Stated goal: Check each line of the material below, and copy it if it holds the string "this".
+--
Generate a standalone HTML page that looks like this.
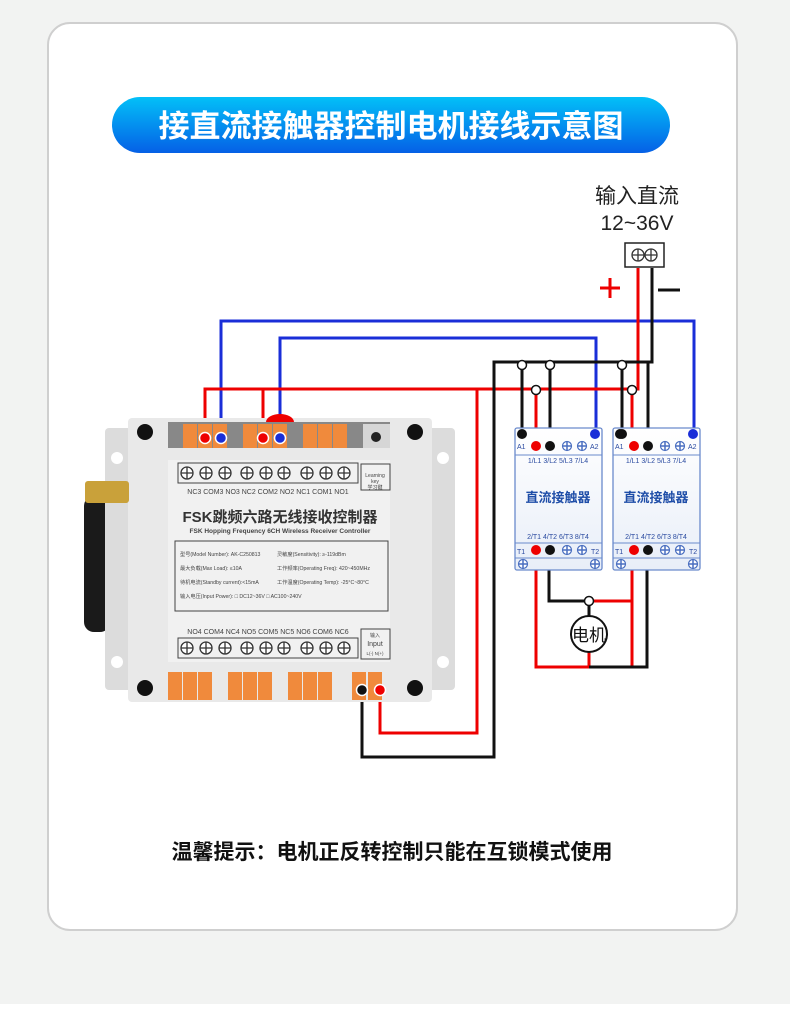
<!DOCTYPE html>
<html><head><meta charset="utf-8"><style>
html,body{margin:0;padding:0;background:#fff}
body{width:790px;height:1019px;overflow:hidden;font-family:"Liberation Sans","Noto Sans CJK SC",sans-serif}
</style></head><body>
<svg width="790" height="1019" viewBox="0 0 790 1019" xmlns="http://www.w3.org/2000/svg" font-family="Liberation Sans, Noto Sans CJK SC, sans-serif">
<defs>
<linearGradient id="pill" x1="0" y1="0" x2="0" y2="1"><stop offset="0" stop-color="#03c0f8"/><stop offset="1" stop-color="#0560e6"/></linearGradient>
<linearGradient id="ct" x1="0" y1="0" x2="0" y2="1"><stop offset="0" stop-color="#ffffff"/><stop offset="1" stop-color="#e8eef8"/></linearGradient>
<g id="sc"><circle r="6" fill="#fff" stroke="#333" stroke-width="1.3"/><path d="M-6 0H6M0 -6V6" stroke="#333" stroke-width="1.3"/></g>
<g id="bs"><circle r="4.5" fill="#fff" stroke="#4a6fc0" stroke-width="1.2"/><path d="M-4.5 0H4.5M0 -4.5V4.5" stroke="#4a6fc0" stroke-width="1.5"/></g>
</defs>
<rect width="790" height="1004" fill="#f2f3f2"/>
<rect x="48" y="23" width="689" height="907" rx="22" fill="#fff" stroke="#cfcfcf" stroke-width="2"/>
<rect x="112" y="97" width="558" height="56" rx="28" fill="url(#pill)"/>
<text x="391" y="137" text-anchor="middle" font-size="31" font-weight="bold" fill="#fff">接直流接触器控制电机接线示意图</text>

<text x="637" y="203" text-anchor="middle" font-size="21" fill="#222">输入直流</text>
<text x="637" y="230" text-anchor="middle" font-size="21" fill="#222">12~36V</text>
<rect x="625" y="243" width="39" height="24" fill="#fff" stroke="#222" stroke-width="1.5"/>
<use href="#sc" x="638" y="255"/><use href="#sc" x="651" y="255"/>
<path d="M600 288H620M610 278V298" stroke="#e00" stroke-width="3"/>
<path d="M658 290H680" stroke="#111" stroke-width="3"/>

<g fill="none" stroke-width="3">
<path d="M221 438V321H694V435" stroke="#1a2ed8"/>
<path d="M280 438V338H596V435" stroke="#1a2ed8"/>
<path d="M205 438V389H638V268" stroke="#e00"/>
<path d="M263 438V389" stroke="#e00"/>
<path d="M380 690V733H477V389" stroke="#e00"/>
<path d="M536 440V389M632 440V389" stroke="#e00"/>
<path d="M652 268V362H494V757H362V690" stroke="#111"/>
<path d="M522 433V362M550 440V362M622 433V362M648 440V362" stroke="#111"/>
<path d="M536 550V667H632V550" stroke="#e00"/>
<path d="M632 667H589V652" stroke="#e00"/>
<path d="M589 667H647V550" stroke="#111"/>
<path d="M549 550V601H589V616" stroke="#111"/>
<path d="M589 601H632V550" stroke="#e00"/>
</g>
<g fill="#fff" stroke="#111" stroke-width="1.5">
<circle cx="522" cy="365" r="4.5"/><circle cx="550" cy="365" r="4.5"/><circle cx="622" cy="365" r="4.5"/>
<circle cx="536" cy="390" r="4.5"/><circle cx="632" cy="390" r="4.5"/><circle cx="589" cy="601" r="4.5"/>
</g>
<circle cx="589" cy="634" r="18" fill="#fff" stroke="#111" stroke-width="2"/>
<text x="589" y="641" text-anchor="middle" font-size="17" fill="#111">电机</text>

<g id="c1">
<rect x="515" y="428" width="87" height="142" rx="2" fill="url(#ct)" stroke="#6a8acc" stroke-width="1.3"/>
<path d="M515 455H602M515 543H602" stroke="#6a8acc" stroke-width="1"/>
<path d="M515 558H602" stroke="#6a8acc" stroke-width="1"/>
<circle cx="522" cy="434" r="5" fill="#111"/><circle cx="595" cy="434" r="5" fill="#1a2ed8"/>
<text x="517" y="449" font-size="7" fill="#2a4aa0">A1</text><text x="590" y="449" font-size="7" fill="#2a4aa0">A2</text>
<circle cx="536" cy="446" r="5" fill="#e00"/><circle cx="550" cy="446" r="5" fill="#111"/>
<use href="#bs" x="567" y="446"/><use href="#bs" x="582" y="446"/>
<text x="558" y="463" text-anchor="middle" font-size="7" fill="#2a4aa0">1/L1  3/L2  5/L3  7/L4</text>
<text x="558" y="502" text-anchor="middle" font-size="13" font-weight="bold" fill="#1f4ea8">直流接触器</text>
<text x="558" y="539" text-anchor="middle" font-size="7" fill="#2a4aa0">2/T1  4/T2  6/T3  8/T4</text>
<text x="517" y="554" font-size="7" fill="#2a4aa0">T1</text><text x="591" y="554" font-size="7" fill="#2a4aa0">T2</text>
<circle cx="536" cy="550" r="5" fill="#e00"/><circle cx="550" cy="550" r="5" fill="#111"/>
<use href="#bs" x="567" y="550"/><use href="#bs" x="582" y="550"/>
<use href="#bs" x="523" y="564"/><use href="#bs" x="595" y="564"/>
</g>
<use href="#c1" x="98" y="0"/>
<circle cx="622" cy="434" r="5" fill="#111"/>

<rect x="84" y="496" width="26" height="136" rx="10" fill="#1a1a1a"/>
<rect x="105" y="428" width="350" height="262" rx="4" fill="#dcdcdc"/>
<rect x="128" y="418" width="304" height="284" rx="4" fill="#e9e9e9"/>
<rect x="85" y="481" width="44" height="22" rx="3" fill="#c9a13a"/>
<circle cx="117" cy="458" r="6" fill="#fff"/><circle cx="443" cy="458" r="6" fill="#fff"/>
<circle cx="117" cy="662" r="6" fill="#fff"/><circle cx="443" cy="662" r="6" fill="#fff"/>
<rect x="168" y="422" width="222" height="26" fill="#888"/>
<g fill="#f08a3c">
<rect x="183" y="424" width="14" height="24"/><rect x="198" y="424" width="14" height="24"/><rect x="213" y="424" width="14" height="24"/>
<rect x="243" y="424" width="14" height="24"/><rect x="258" y="424" width="14" height="24"/><rect x="273" y="424" width="14" height="24"/>
<rect x="303" y="424" width="14" height="24"/><rect x="318" y="424" width="14" height="24"/><rect x="333" y="424" width="14" height="24"/>
<rect x="168" y="672" width="14" height="28"/><rect x="183" y="672" width="14" height="28"/><rect x="198" y="672" width="14" height="28"/>
<rect x="228" y="672" width="14" height="28"/><rect x="243" y="672" width="14" height="28"/><rect x="258" y="672" width="14" height="28"/>
<rect x="288" y="672" width="14" height="28"/><rect x="303" y="672" width="14" height="28"/><rect x="318" y="672" width="14" height="28"/>
<rect x="352" y="672" width="14" height="28"/><rect x="368" y="672" width="14" height="28"/>
</g>
<path d="M266 422a14 8 0 0 1 28 0z" fill="#e00"/>
<rect x="363" y="424" width="27" height="24" fill="#d6d6d6"/><circle cx="376" cy="437" r="5" fill="#222"/>
<circle cx="145" cy="432" r="8" fill="#111"/><circle cx="415" cy="432" r="8" fill="#111"/>
<circle cx="145" cy="688" r="8" fill="#111"/><circle cx="415" cy="688" r="8" fill="#111"/>
<circle cx="205" cy="438" r="5.5" fill="#e00" stroke="#fff" stroke-width="1.5"/><circle cx="221" cy="438" r="5.5" fill="#1a2ed8" stroke="#fff" stroke-width="1.5"/>
<circle cx="263" cy="438" r="5.5" fill="#e00" stroke="#fff" stroke-width="1.5"/><circle cx="280" cy="438" r="5.5" fill="#1a2ed8" stroke="#fff" stroke-width="1.5"/>
<circle cx="362" cy="690" r="5.5" fill="#111" stroke="#fff" stroke-width="1.5"/><circle cx="380" cy="690" r="5.5" fill="#e00" stroke="#fff" stroke-width="1.5"/>
<rect x="168" y="460" width="222" height="202" fill="#f1f1f1"/>
<rect x="178" y="463" width="180" height="20" fill="none" stroke="#444" stroke-width="1"/>
<use href="#sc" x="187" y="473"/><use href="#sc" x="206" y="473"/><use href="#sc" x="225" y="473"/>
<use href="#sc" x="247" y="473"/><use href="#sc" x="266" y="473"/><use href="#sc" x="284" y="473"/>
<use href="#sc" x="307" y="473"/><use href="#sc" x="326" y="473"/><use href="#sc" x="344" y="473"/>
<text x="268" y="494" text-anchor="middle" font-size="7" fill="#444">NC3  COM3  NO3  NC2  COM2  NO2  NC1  COM1  NO1</text>
<rect x="361" y="464" width="29" height="26" fill="none" stroke="#444" stroke-width="1"/>
<text x="375" y="477" text-anchor="middle" font-size="5" fill="#444">Learning</text><text x="375" y="483" text-anchor="middle" font-size="5" fill="#444">key</text><text x="375" y="489" text-anchor="middle" font-size="5" fill="#444">学习键</text>
<text x="280" y="522" text-anchor="middle" font-size="15" font-weight="bold" fill="#333">FSK跳频六路无线接收控制器</text>
<text x="280" y="533" text-anchor="middle" font-size="6.5" font-weight="bold" fill="#444">FSK Hopping Frequency 6CH Wireless Receiver Controller</text>
<rect x="175" y="541" width="213" height="70" fill="none" stroke="#444" stroke-width="1"/>
<g font-size="5.2" fill="#444">
<text x="180" y="556">型号(Model Number): AK-C250813</text><text x="277" y="556">灵敏度(Sensitivity): ≥-119dBm</text>
<text x="180" y="570">最大负载(Max Load): ≤10A</text><text x="277" y="570">工作频率(Operating Freq): 420~450MHz</text>
<text x="180" y="584">待机电流(Standby current):&lt;15mA</text><text x="277" y="584">工作温度(Operating Temp): -25°C~80°C</text>
<text x="180" y="598">输入电压(Input Power): □ DC12~36V □ AC100~240V</text>
</g>
<text x="268" y="634" text-anchor="middle" font-size="7" fill="#444">NO4  COM4  NC4  NO5  COM5  NC5  NO6  COM6  NC6</text>
<rect x="178" y="638" width="180" height="20" fill="none" stroke="#444" stroke-width="1"/>
<use href="#sc" x="187" y="648"/><use href="#sc" x="206" y="648"/><use href="#sc" x="225" y="648"/>
<use href="#sc" x="247" y="648"/><use href="#sc" x="266" y="648"/><use href="#sc" x="284" y="648"/>
<use href="#sc" x="307" y="648"/><use href="#sc" x="326" y="648"/><use href="#sc" x="344" y="648"/>
<rect x="361" y="629" width="29" height="30" fill="none" stroke="#444" stroke-width="1"/>
<text x="375" y="637" text-anchor="middle" font-size="5" fill="#444">输入</text><text x="375" y="646" text-anchor="middle" font-size="7" fill="#444">Input</text><text x="375" y="655" text-anchor="middle" font-size="4.5" fill="#444">L(-)  N(+)</text>

<text x="392" y="859" text-anchor="middle" font-size="21" font-weight="bold" fill="#111">温馨提示：电机正反转控制只能在互锁模式使用</text>
</svg>
</body></html>
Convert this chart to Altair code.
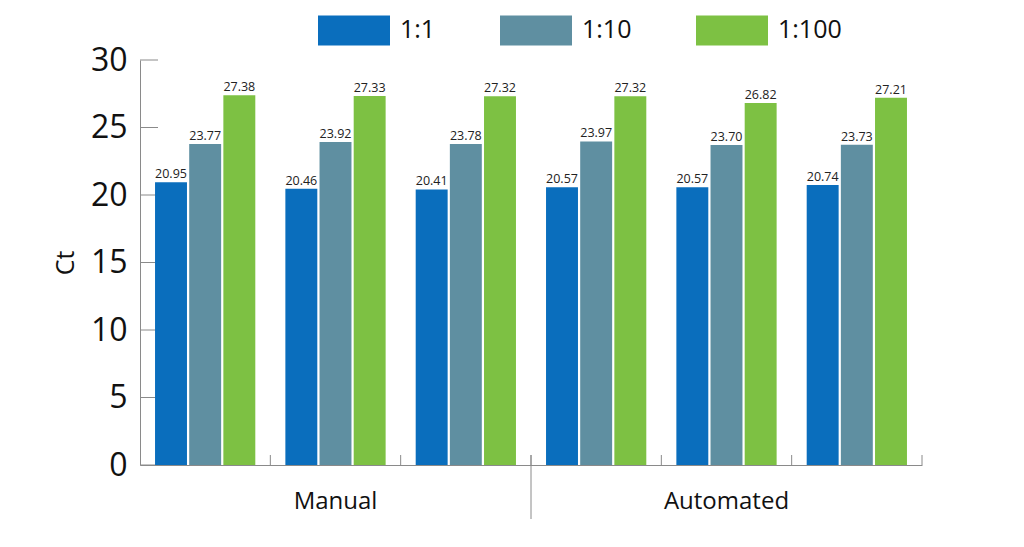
import altair as alt
import pandas as pd

groups = ["M1", "M2", "M3", "A1", "A2", "A3"]
series = ["1:1", "1:10", "1:100"]
v_11 = [20.95, 20.46, 20.41, 20.57, 20.57, 20.74]
v_110 = [23.77, 23.92, 23.78, 23.97, 23.70, 23.73]
v_1100 = [27.38, 27.33, 27.32, 27.32, 26.82, 27.21]
colors = ["#0A6EBD", "#5F8FA1", "#7DC143"]
yticks = [0, 5, 10, 15, 20, 25, 30]
section_groups = ["M2", "A2"]
section_labels = ["Manual", "Automated"]

rows = []
for i, g in enumerate(groups):
    for s, vals in zip(series, [v_11, v_110, v_1100]):
        rows.append({"g": g, "s": s, "v": vals[i]})
df = pd.DataFrame(rows)

FONT = "Open Sans"
W, H = 782, 405

xscale = alt.Scale(domain=groups, paddingInner=0, paddingOuter=0)
yscale = alt.Scale(domain=[0, 30], nice=False)

base = alt.Chart(df)

ytick_layer = alt.Chart(pd.DataFrame({"t": yticks})).mark_rule(
    color="#8a8a8a", strokeWidth=1
).encode(
    y=alt.Y("t:Q", scale=yscale),
    x=alt.value(0),
    x2=alt.value(18),
)

bars = base.mark_bar().encode(
    x=alt.X("g:N", scale=xscale, sort=groups,
            axis=alt.Axis(labels=False, ticks=False, title=None, grid=False,
                          domainColor="#8a8a8a", domainWidth=1)),
    xOffset=alt.XOffset("s:N", sort=series,
                        scale=alt.Scale(paddingInner=0.065, paddingOuter=0.44)),
    y=alt.Y("v:Q", scale=yscale,
            axis=alt.Axis(values=yticks, ticks=False, grid=False,
                          domainColor="#8a8a8a", domainWidth=1,
                          labelFont=FONT, labelFontSize=32, labelColor="#111111",
                          labelPadding=13, title="Ct", titleFont=FONT,
                          titleFontSize=25, titleFontWeight="normal",
                          titleColor="#111111", titlePadding=12)),
    color=alt.Color("s:N", sort=series,
                    scale=alt.Scale(domain=series, range=colors),
                    legend=alt.Legend(
                        title=None, orient="none", direction="horizontal",
                        legendX=178, legendY=-66,
                        symbolType="M-1,-0.4167L1,-0.4167L1,0.4167L-1,0.4167Z",
                        symbolSize=5184, symbolStrokeWidth=0, symbolOpacity=1,
                        labelFont=FONT, labelFontSize=25, labelColor="#111111",
                        labelOffset=10, columnPadding=64)),
)

labels = base.mark_text(dy=-8, font=FONT, fontSize=12.5, color="#222222").encode(
    x=alt.X("g:N", scale=xscale, sort=groups),
    xOffset=alt.XOffset("s:N", sort=series),
    y=alt.Y("v:Q", scale=yscale),
    text=alt.Text("v:Q", format=".2f"),
)

tick_df = pd.DataFrame({"g": groups})
xticks = alt.Chart(tick_df).mark_rule(color="#8a8a8a", strokeWidth=1).encode(
    x=alt.X("g:N", scale=xscale, sort=groups, bandPosition=1),
    y=alt.value(H - 10),
    y2=alt.value(H),
)

divider = alt.Chart(pd.DataFrame({"g": ["M3"]})).mark_rule(
    color="#8a8a8a", strokeWidth=1
).encode(
    x=alt.X("g:N", scale=xscale, sort=groups, bandPosition=1),
    y=alt.value(H - 10),
    y2=alt.value(H + 54),
)

sections = alt.Chart(pd.DataFrame({"g": section_groups, "lab": section_labels})).mark_text(
    font=FONT, fontSize=24, color="#111111", baseline="middle"
).encode(
    x=alt.X("g:N", scale=xscale, sort=groups, bandPosition=0.5),
    y=alt.value(H + 37),
    text="lab:N",
)

chart = alt.layer(ytick_layer, bars, labels, xticks, divider, sections).properties(
    width=W, height=H,
    autosize=alt.AutoSizeParams(type="none"),
    padding={"left": 132, "top": 52, "right": 80, "bottom": 70},
).configure(font=FONT).configure_view(stroke="transparent", strokeWidth=0)

chart.save("out.html", embed_options={"renderer": "svg", "actions": False})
+--
Response:
Generate a standalone HTML page that looks like this.
Convert this chart to Altair code.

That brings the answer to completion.